There is another group often left in Shakespeare's shadow as well. There really were other poets who wrote portions of, or heavily influenced, Shakespeare's works. He had collaborators on a number of the plays. The evidence is out there. But people with Shakespeare Syndrome would still rather credit someone of noble blood or higher education with writing the works - not journeyman playwrights. Shakespeare Syndrome is not just a neurosis about talent, but a neurosis about class.
Is It A Serious Idea, A Game, or Neurosis?
Sometimes, one can wonder...
Actor Derek Jacobi supports the idea that Edward De Vere wrote Shakespeare's Plays
"But I Just Thought It Was A Cool Mystery Game!"
There are some people who have become involved in the Shakespeare Authorship game - for it is a game people are playing with William Shakespeare's bones - who have done it for the fun of it. Some think they aren't playing a game at all, that if this many people think that this is possible, there must be something to it. They may enjoy trying to find all the different ways noblemen or women could have secretly written all these plays, but they are forgetting something - there were real people involved. It's not like a role playing game. It was first created out of an illness: if you read Lev Raphael's piece about Shakespeare Deniers, you'll find the woman who started the whole thing ended up in an insane asylum.
There are those who are under the impression that a lot of people believe this is true. Actors Derek Jacobi and Mark Rylance started a Document of Reasonable Doubt that they claim nearly two thousand people have signed since 2007. Two thousand is not a large number when you remember millions have read, seen, or studied Shakespeare in the past 400 years.
Don't join in the craziness.

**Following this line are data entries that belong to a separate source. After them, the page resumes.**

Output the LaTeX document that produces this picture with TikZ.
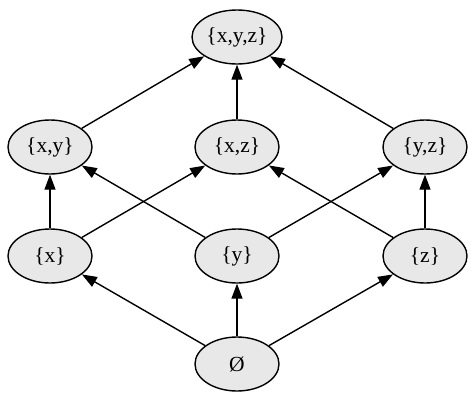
\documentclass[tikz,border=0pt]{standalone}
\usepackage{fontspec}
\setmainfont{Liberation Serif}
\usetikzlibrary{arrows.meta,shapes.geometric}
\definecolor{nodefill}{HTML}{E8E8E8}
\tikzset{
  setnode/.style={ellipse, draw=black, line width=1.4pt, fill=nodefill,
    minimum width=84pt, minimum height=54pt, inner sep=0pt,
    font=\fontsize{21.5}{23}\selectfont},
  edge/.style={draw=black, line width=1.4pt, -{Triangle[length=15pt,width=11pt]}}
}
\begin{document}
\begin{tikzpicture}[x=1pt,y=-1pt]
\useasboundingbox (0,0) rectangle (474,400);
\node[setnode, minimum width=90pt] (xyz) at (237,37) {\{x,y,z\}};
\node[setnode] (xy) at (50,147) {\{x,y\}};
\node[setnode] (xz) at (237,147) {\{x,z\}};
\node[setnode] (yz) at (425,147) {\{y,z\}};
\node[setnode] (x) at (50,256) {\{x\}};
\node[setnode] (y) at (237,256) {\{y\}};
\node[setnode] (z) at (425,256) {\{z\}};
\node[setnode] (e) at (237,364) {Ø};
\draw[edge] (e) -- (x);
\draw[edge] (e) -- (y);
\draw[edge] (e) -- (z);
\draw[edge] (x) -- (xy);
\draw[edge] (x) -- (xz);
\draw[edge] (y) -- (xy);
\draw[edge] (y) -- (yz);
\draw[edge] (z) -- (xz);
\draw[edge] (z) -- (yz);
\draw[edge] (xy) -- (xyz);
\draw[edge] (xz) -- (xyz);
\draw[edge] (yz) -- (xyz);
\end{tikzpicture}
\end{document}
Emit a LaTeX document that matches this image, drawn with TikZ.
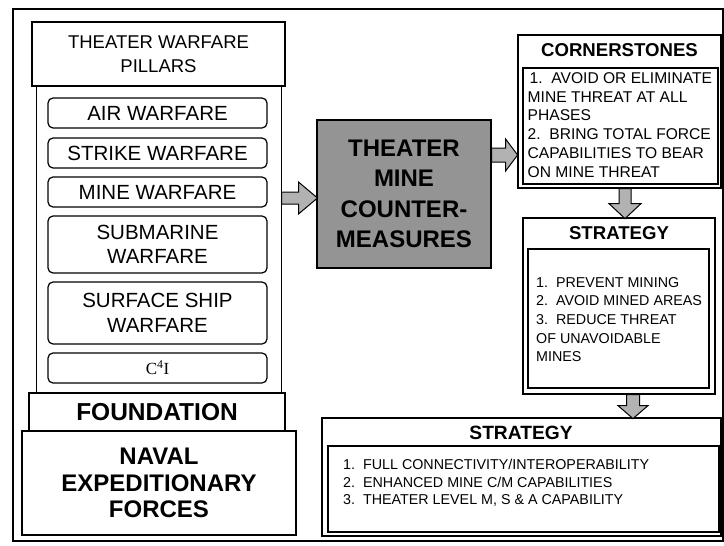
\documentclass[tikz,border=0pt]{standalone}
\usepackage{fontspec}
\setmainfont{Liberation Sans}
\newfontfamily\serifc{Liberation Serif}
\usetikzlibrary{calc}
\tikzset{
  box/.style={draw=black, line width=1.2pt, inner sep=0pt, align=center},
  pillar/.style={box, rounded corners=5pt, minimum width=219pt, font=\fontsize{20.5}{24.6}\selectfont},
  listtxt/.style={inner sep=0pt, align=left, anchor=west},
  ttl/.style={inner sep=0pt, font=\bfseries\fontsize{18.6}{22}\selectfont},
  arr/.style={draw=black, line width=1pt, fill=black!30},
}
\newcommand\rarr[5]{% start, length, headlength, shaft half, head half (rightwards)
  \draw[arr] (#1) ++(0,-#4) -- ++(#2-#3,0) -- ++(0,-#5+#4) -- ++(#3,#5) -- ++(-#3,#5) -- ++(0,-#5+#4) -- ++(-#2+#3,0) -- cycle;}
\newcommand\darr[5]{% start, length, headlength, shaft half, head half (downwards)
  \draw[arr] (#1) ++(-#4,0) -- ++(0,#2-#3) -- ++(-#5+#4,0) -- ++(#5,#3) -- ++(#5,-#3) -- ++(-#5+#4,0) -- ++(0,-#2+#3) -- cycle;}
\begin{document}
\begin{tikzpicture}[x=1pt,y=-1pt]
\useasboundingbox (0,0) rectangle (724,546);
\fill[white] (0,0) rectangle (724,546);
% outer frame
\draw[line width=1.8pt] (13,9) rectangle (723,541);

% left column
\node[draw, line width=1pt, minimum width=245pt, minimum height=307pt, inner sep=0pt] (col) at (158.5,239.5) {};
\node[box, line width=1.8pt, fill=white, minimum width=253pt, minimum height=64pt,
      font=\fontsize{18.5}{24}\selectfont] (pil) at (158.5,54) {THEATER WARFARE\\PILLARS};
\node[pillar, minimum height=30pt] (air) at (157.5,113) {AIR WARFARE};
\node[pillar, minimum height=30pt] (strike) at (157.5,153) {STRIKE WARFARE};
\node[pillar, minimum height=30pt] (mine) at (157.5,192) {MINE WARFARE};
\node[pillar, minimum height=57pt] (sub) at (157.5,244.5) {SUBMARINE\\WARFARE};
\node[pillar, minimum height=62pt] (surf) at (157.5,313) {SURFACE SHIP\\WARFARE};
\node[pillar, minimum height=30pt, font=\serifc\fontsize{17}{20}\selectfont] (c4i) at (157.5,368) {C\textsuperscript{4}I};
\node[box, fill=white, minimum width=256pt, minimum height=38pt,
      font=\bfseries\fontsize{24.5}{28}\selectfont] (found) at (157,412) {FOUNDATION};
\node[box, fill=white, minimum width=274pt, minimum height=104pt,
      font=\bfseries\fontsize{24}{26.5}\selectfont] (naval) at (159,483) {NAVAL\\EXPEDITIONARY\\FORCES};

% center
\node[box, fill=black!42, minimum width=174pt, minimum height=148pt,
      font=\bfseries\fontsize{24}{30.5}\selectfont] (tmcm) at (404,194) {THEATER\\MINE\\COUNTER-\\MEASURES};

% cornerstones
\node[box, minimum width=203pt, minimum height=153pt] (cs) at (619.5,111.5) {};
\node[box, minimum width=195pt, minimum height=116pt] (csin) at (620.5,126) {};
\node[ttl] (cst) at (619.5,50) {CORNERSTONES};
\node[listtxt, font=\fontsize{15.6}{18.8}\selectfont] (csl) at (527.5,125)
  {\hspace{2pt}1.\ \ AVOID OR ELIMINATE\\MINE THREAT AT ALL\\PHASES\\2.\ \ BRING TOTAL FORCE\\CAPABILITIES TO BEAR\\ON MINE THREAT};

% strategy (middle)
\node[box, minimum width=192pt, minimum height=176pt] (st) at (619,306) {};
\node[box, minimum width=181pt, minimum height=139pt] (stin) at (618.5,318.5) {};
\node[ttl] (stt) at (619,233) {STRATEGY};
\node[listtxt, font=\fontsize{14.3}{18.7}\selectfont] (stl) at (536,319.5)
  {1.\ \ PREVENT MINING\\2.\ \ AVOID MINED AREAS\\3.\ \ REDUCE THREAT\\OF UNAVOIDABLE\\MINES};

% strategy (bottom)
\node[box, minimum width=399pt, minimum height=118pt] (sb) at (521.5,477) {};
\node[box, minimum width=391pt, minimum height=86pt] (sbin) at (523.5,489) {};
\node[ttl, font=\bfseries\fontsize{19.2}{22}\selectfont] (sbt) at (521,433) {STRATEGY};
\node[listtxt, font=\fontsize{14.3}{17.5}\selectfont] (sbl) at (343,483)
  {1.\ \ FULL CONNECTIVITY/INTEROPERABILITY\\2.\ \ ENHANCED MINE C/M CAPABILITIES\\3.\ \ THEATER LEVEL M, S \& A CAPABILITY};

% block arrows
\coordinate (a1) at (col.east |- 0,198);
\coordinate (a2) at (tmcm.east |- 0,155);
\coordinate (a3) at (625,0 |- cs.south);
\coordinate (a4) at (633,0 |- st.south);
\rarr{a1}{36}{19}{6}{16}
\rarr{a2}{26}{12}{7}{16}
\darr{a3}{30}{15}{6}{16}
\darr{a4}{24}{13}{6.5}{15}
\end{tikzpicture}
\end{document}
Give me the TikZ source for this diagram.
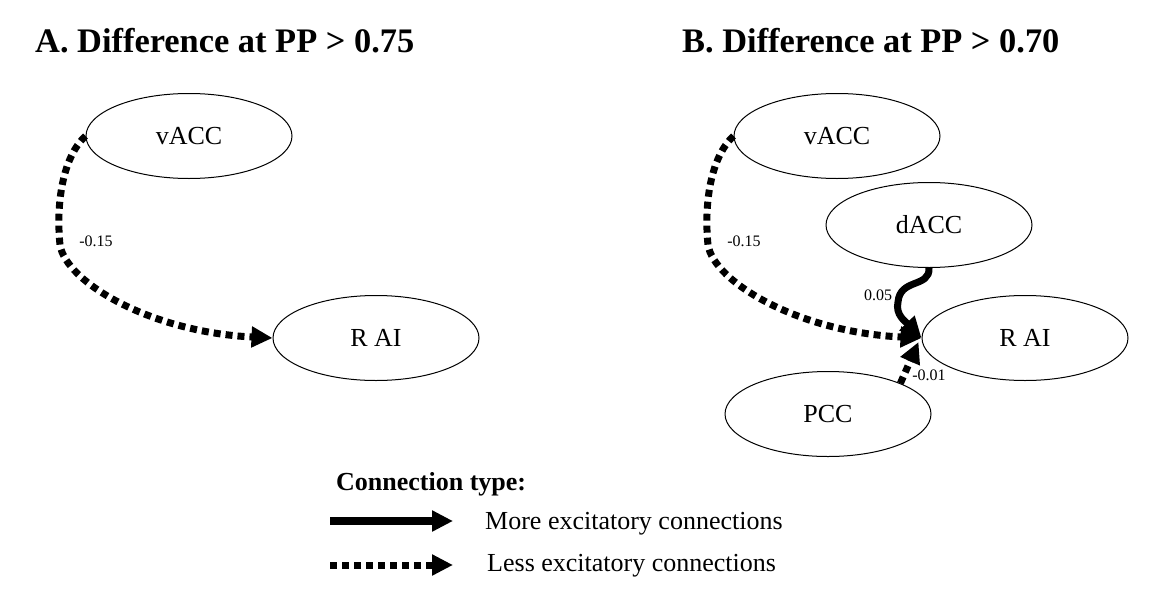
\documentclass[tikz,border=0pt]{standalone}
\usepackage{fontspec}
\setmainfont{Liberation Serif}
\usetikzlibrary{shapes.geometric,arrows.meta}
\begin{document}
\begin{tikzpicture}[x=1pt,y=-1pt,
  region/.style={ellipse,draw,line width=1pt,minimum width=206pt,minimum height=85pt,inner sep=0pt,font=\fontsize{26}{30}\selectfont},
  tipstyle/.style={-{Triangle[length=21pt,width=20pt]}},
  more/.style={tipstyle,line width=7pt},
  less/.style={tipstyle,line width=7pt,dash pattern=on 7pt off 5pt},
  wlab/.style={font=\fontsize{16}{18}\selectfont,inner sep=0pt},
  title/.style={font=\bfseries\fontsize{34.4}{40}\selectfont,anchor=base west,inner sep=0pt},
  legtext/.style={font=\fontsize{26}{30}\selectfont,anchor=base west,inner sep=0pt}]
\useasboundingbox (0,0) rectangle (1150,608);

% titles
\node[title] (ta) at (35,52) {A. Difference at PP > 0.75};
\node[title] (tb) at (682,52) {B. Difference at PP > 0.70};

% panel A
\node[region] (vACCa) at (189,136) {vACC};
\node[region] (RAIa) at (376,338) {R AI};
\coordinate (amid) at (60,245);
\draw[less] (vACCa.west) .. controls (62,158) and (56,205) .. (amid)
  .. controls (66,282) and (150,332) .. (RAIa.west);
\node[wlab] (la) at (96,241) {-0.15};

% panel B
\node[region] (vACCb) at (837,136) {vACC};
\node[region] (dACC) at (929,225) {dACC};
\node[region] (RAIb) at (1025,338) {R AI};
\node[region] (PCC) at (828,414) {PCC};
\coordinate (bmid) at (708,245);
\draw[less] (vACCb.west) .. controls (710,158) and (704,205) .. (bmid)
  .. controls (714,282) and (798,332) .. (RAIb.west);
\node[wlab] (lb) at (744,241) {-0.15};
\coordinate (swing) at (898,302);
\draw[more] (dACC.south) .. controls (930,288) and (900,278) .. (swing)
  .. controls (895,315) and (906,322) .. (RAIb.west);
\node[wlab] (lc) at (878,295) {0.05};
\draw[less] (PCC.23) -- ([shift={(-3,4)}]RAIb.west);
\node[wlab] (ld) at (929,375) {-0.01};

% legend
\node[legtext,font=\bfseries\fontsize{26}{30}\selectfont] (ctype) at (336,490) {Connection type:};
\coordinate (m1) at (330,521);
\coordinate (m2) at (453,521);
\draw[more,line width=8pt] (m1) -- (m2);
\node[legtext] (mtext) at (485,529) {More excitatory connections};
\coordinate (l1) at (330,565);
\coordinate (l2) at (453,565);
\draw[less] (l1) -- (l2);
\node[legtext] (ltext) at (487,571) {Less excitatory connections};
\end{tikzpicture}
\end{document}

There's more fun out there, questions about real things Shakespeare may or may have not done. There's some secrets that I am surprised people haven't found yet. The really interesting things are in the real history - not in things made up by people who wish they had a hundredth of the talent that Elizabethan Drama was founded on. I'm not just writing about Shakespeare here. Go discover the poets and the players of a remarkable age.